When the motors arrive at their intended destination in Tuscaloosa, their RFID tags will be interrogated once again as the containers are moved past RFID gates set up at that location. The gates are assembled by Daimler using RFID components provided by several companies, Patocka says, including readers and antennas from Intermec.

The goal of this use-case project is to speed up material flow across borders, companies and plants in order to use fewer carriers in the long run. Currently, Patocka says, the transfer from Germany to the United States takes roughly four weeks.
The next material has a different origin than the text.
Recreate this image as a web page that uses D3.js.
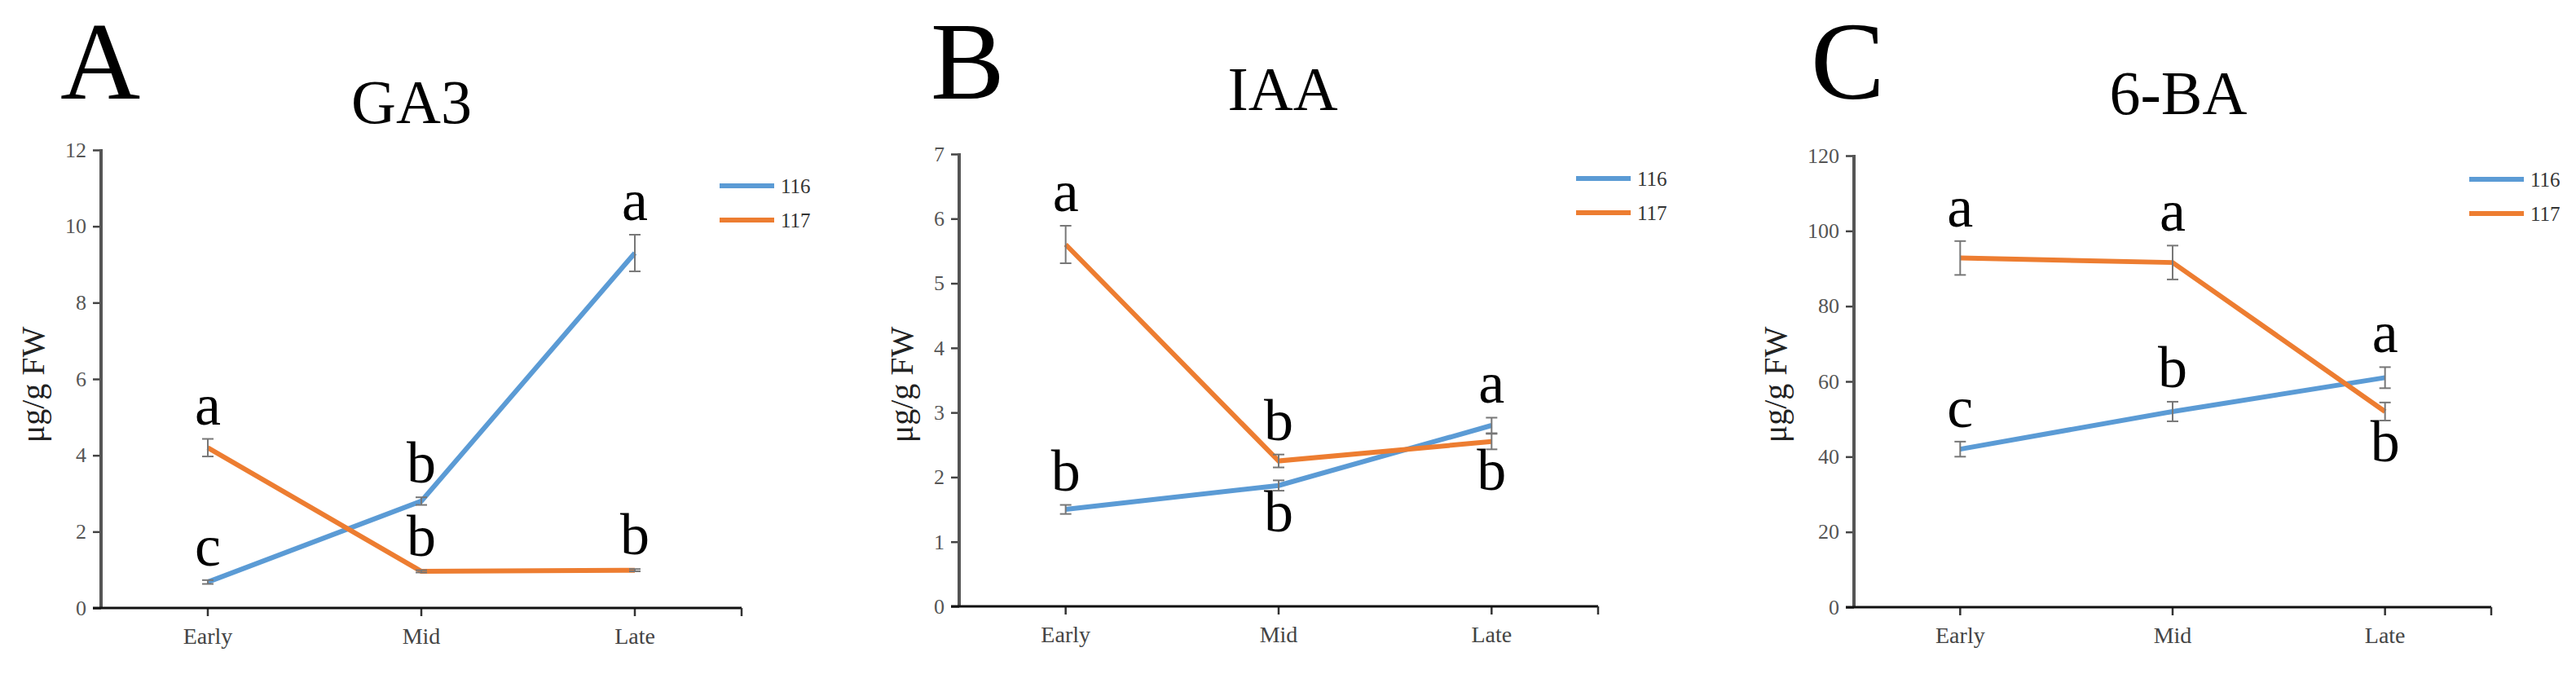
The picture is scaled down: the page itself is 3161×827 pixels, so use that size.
<!DOCTYPE html>
<html>
<head>
<meta charset="utf-8">
<script src="https://cdn.jsdelivr.net/npm/d3@7"></script>
<style>
  body { margin: 0; background: #fff; }
  text { font-family: "Liberation Serif", "Times New Roman", serif; }
</style>
</head>
<body>
<svg></svg>
<script>

var categories = ['Early', 'Mid', 'Late'];
var seriesNames = ['116', '117'];
var colors = ['#5B9BD5', '#ED7D31'];

var titles = ['GA3', 'IAA', '6-BA'];
var panelLetters = ['A', 'B', 'C'];

// GA3
var ga3_116 = [0.68, 2.8, 9.3];
var ga3_116_err = [0.05, 0.1, 0.48];
var ga3_117 = [4.2, 0.96, 0.99];
var ga3_117_err = [0.23, 0.03, 0.03];
var ga3_ticks = [0, 2, 4, 6, 8, 10, 12];

// IAA
var iaa_116 = [1.5, 1.87, 2.8];
var iaa_116_err = [0.07, 0.08, 0.12];
var iaa_117 = [5.6, 2.25, 2.55];
var iaa_117_err = [0.29, 0.1, 0.12];
var iaa_ticks = [0, 1, 2, 3, 4, 5, 6, 7];

// 6-BA
var ba_116 = [42, 52, 61];
var ba_116_err = [2.0, 2.6, 2.8];
var ba_117 = [92.8, 91.6, 52];
var ba_117_err = [4.5, 4.5, 2.4];
var ba_ticks = [0, 20, 40, 60, 80, 100, 120];

// significance letters and where they sit (above / below the point)
var ga3_116_sig = ['c', 'b', 'a'], ga3_116_pos = ['up', 'up', 'up'];
var ga3_117_sig = ['a', 'b', 'b'], ga3_117_pos = ['up', 'up', 'up'];
var iaa_116_sig = ['b', 'b', 'a'], iaa_116_pos = ['up', 'down', 'up'];
var iaa_117_sig = ['a', 'b', 'b'], iaa_117_pos = ['up', 'up', 'down'];
var ba_116_sig = ['c', 'b', 'a'], ba_116_pos = ['up', 'up', 'up'];
var ba_117_sig = ['a', 'a', 'b'], ba_117_pos = ['up', 'up', 'down'];

var panels = [
   { ticks: ga3_ticks, vals: [ga3_116, ga3_117], errs: [ga3_116_err, ga3_117_err],
     sig: [ga3_116_sig, ga3_117_sig], pos: [ga3_116_pos, ga3_117_pos],
     x0: 124, x1: 910, y0: 746, y1: 184, titleX: 505, titleY: 151, legendY: 228, letterX: 74 },
   { ticks: iaa_ticks, vals: [iaa_116, iaa_117], errs: [iaa_116_err, iaa_117_err],
     sig: [iaa_116_sig, iaa_117_sig], pos: [iaa_116_pos, iaa_117_pos],
     x0: 1177, x1: 1961, y0: 744, y1: 189, titleX: 1574, titleY: 135, legendY: 219, letterX: 1142 },
   { ticks: ba_ticks, vals: [ba_116, ba_117], errs: [ba_116_err, ba_117_err],
     sig: [ba_116_sig, ba_117_sig], pos: [ba_116_pos, ba_117_pos],
     x0: 2275, x1: 3057, y0: 745, y1: 191, titleX: 2673, titleY: 140, legendY: 220, letterX: 2222 }
];

var svg = d3.select('svg')
   .attr('width', 3161)
   .attr('height', 827);

panels.forEach(function (p, i) {
   var g = svg.append('g');

   var x = d3.scaleBand()
      .domain(categories)
      .range([p.x0, p.x1]);

   var y = d3.scaleLinear()
      .domain([0, d3.max(p.ticks)])
      .range([p.y0, p.y1]);

   var cx = function (c) { return x(c) + x.bandwidth() / 2; };

   // panel letter + title
   g.append('text')
      .attr('x', p.letterX)
      .attr('y', 121)
      .attr('font-size', 136)
      .attr('fill', '#000')
      .text(panelLetters[i]);

   g.append('text')
      .attr('x', p.titleX)
      .attr('y', p.titleY)
      .attr('text-anchor', 'middle')
      .attr('font-size', 76)
      .attr('fill', '#000')
      .text(titles[i]);

   // y axis
   var yAxis = g.append('g')
      .attr('transform', 'translate(' + p.x0 + ',0)')
      .call(d3.axisLeft(y).tickValues(p.ticks).tickFormat(d3.format('d'))
         .tickSize(10).tickPadding(8).tickSizeOuter(0));
   yAxis.select('.domain').remove();
   yAxis.selectAll('.tick line').attr('stroke', '#444').attr('stroke-width', 2.5);
   yAxis.selectAll('.tick text')
      .attr('font-size', 26)
      .attr('fill', '#555')
      .style('font-family', '"Liberation Serif", serif');

   g.append('line')
      .attr('x1', p.x0).attr('x2', p.x0)
      .attr('y1', y(d3.max(p.ticks)) - 1).attr('y2', p.y0)
      .attr('stroke', '#555').attr('stroke-width', 4);

   // x axis
   var xAxis = g.append('g')
      .attr('transform', 'translate(0,' + p.y0 + ')')
      .call(d3.axisBottom(x).tickSize(10).tickPadding(14).tickSizeOuter(0));
   xAxis.select('.domain').remove();
   xAxis.selectAll('.tick line').attr('stroke', '#333').attr('stroke-width', 2.5);
   xAxis.selectAll('.tick text')
      .attr('font-size', 28)
      .attr('fill', '#444')
      .style('font-family', '"Liberation Serif", serif');

   g.append('line')
      .attr('x1', p.x0 - 10).attr('x2', p.x1)
      .attr('y1', p.y0).attr('y2', p.y0)
      .attr('stroke', '#111').attr('stroke-width', 3);
   g.append('line')
      .attr('x1', p.x1).attr('x2', p.x1)
      .attr('y1', p.y0).attr('y2', p.y0 + 10)
      .attr('stroke', '#333').attr('stroke-width', 2.5);

   // y axis title
   var maxW = d3.max(p.ticks, function (t) { return String(t).length; }) * 13;
   g.append('text')
      .attr('transform', 'translate(' + (p.x0 - maxW - 44) + ',472) rotate(-90)')
      .attr('text-anchor', 'middle')
      .attr('font-size', 40)
      .attr('fill', '#222')
      .text('μg/g FW');

   var line = d3.line()
      .x(function (d, j) { return cx(categories[j]); })
      .y(function (d) { return y(d); });

   // lines
   p.vals.forEach(function (vals, s) {
      g.append('path')
         .datum(vals)
         .attr('fill', 'none')
         .attr('stroke', colors[s])
         .attr('stroke-width', 6)
         .attr('d', line);
   });

   // error bars
   p.vals.forEach(function (vals, s) {
      var eg = g.append('g');
      vals.forEach(function (v, j) {
         var e = p.errs[s][j];
         var xx = cx(categories[j]);
         eg.append('line')
            .attr('x1', xx).attr('x2', xx)
            .attr('y1', y(v - e)).attr('y2', y(v + e))
            .attr('stroke', '#777').attr('stroke-width', 2);
         [v - e, v + e].forEach(function (yy) {
            eg.append('line')
               .attr('x1', xx - 7).attr('x2', xx + 7)
               .attr('y1', y(yy)).attr('y2', y(yy))
               .attr('stroke', '#777').attr('stroke-width', 2);
         });
      });
   });

   // significance letters
   p.vals.forEach(function (vals, s) {
      vals.forEach(function (v, j) {
         var e = p.errs[s][j];
         var up = p.pos[s][j] === 'up';
         g.append('text')
            .attr('x', cx(categories[j]))
            .attr('y', up ? y(v + e) - 18 : y(v - e) + 50)
            .attr('text-anchor', 'middle')
            .attr('font-size', 72)
            .attr('fill', '#000')
            .text(p.sig[s][j]);
      });
   });

   // legend
   var legend = g.append('g');
   seriesNames.forEach(function (name, s) {
      var ly = p.legendY + s * 42;
      legend.append('line')
         .attr('x1', p.x1 - 27).attr('x2', p.x1 + 40)
         .attr('y1', ly).attr('y2', ly)
         .attr('stroke', colors[s]).attr('stroke-width', 6);
      legend.append('text')
         .attr('x', p.x1 + 48)
         .attr('y', ly)
         .attr('dy', '0.35em')
         .attr('font-size', 25)
         .attr('fill', '#333')
         .text(name);
   });
});
</script>
</body>
</html>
If fewer carriers were necessary, he explains, Daimler could save on the carriers' purchase and maintenance costs for future car models, and speed up the production processes of its vehicles via greater transparency along the supply chain.

BMW


BMW is leading a use-case project focused on tracking the movements of containers as they are transported from one partner to the next throughout production. Together with Deutsche Post DHL Market Research & Innovation GmbH, the automaker will monitor containers as they enter and exit BMW's facilities in order to track parts inventories. The data captured will also be used for process planning and optimization.

According to Patocka, the partners will install RFID readers at BMW, as well as at DHL sites, and will share data regarding the production and logistics processes. Within RAN, the use-case project's goal is to create and illustrate a standard for implementing RFID and exchanging data between partners in the automotive industry.

"Transparency and control in the automotive supply chain are two very important goals to us," says Patocka.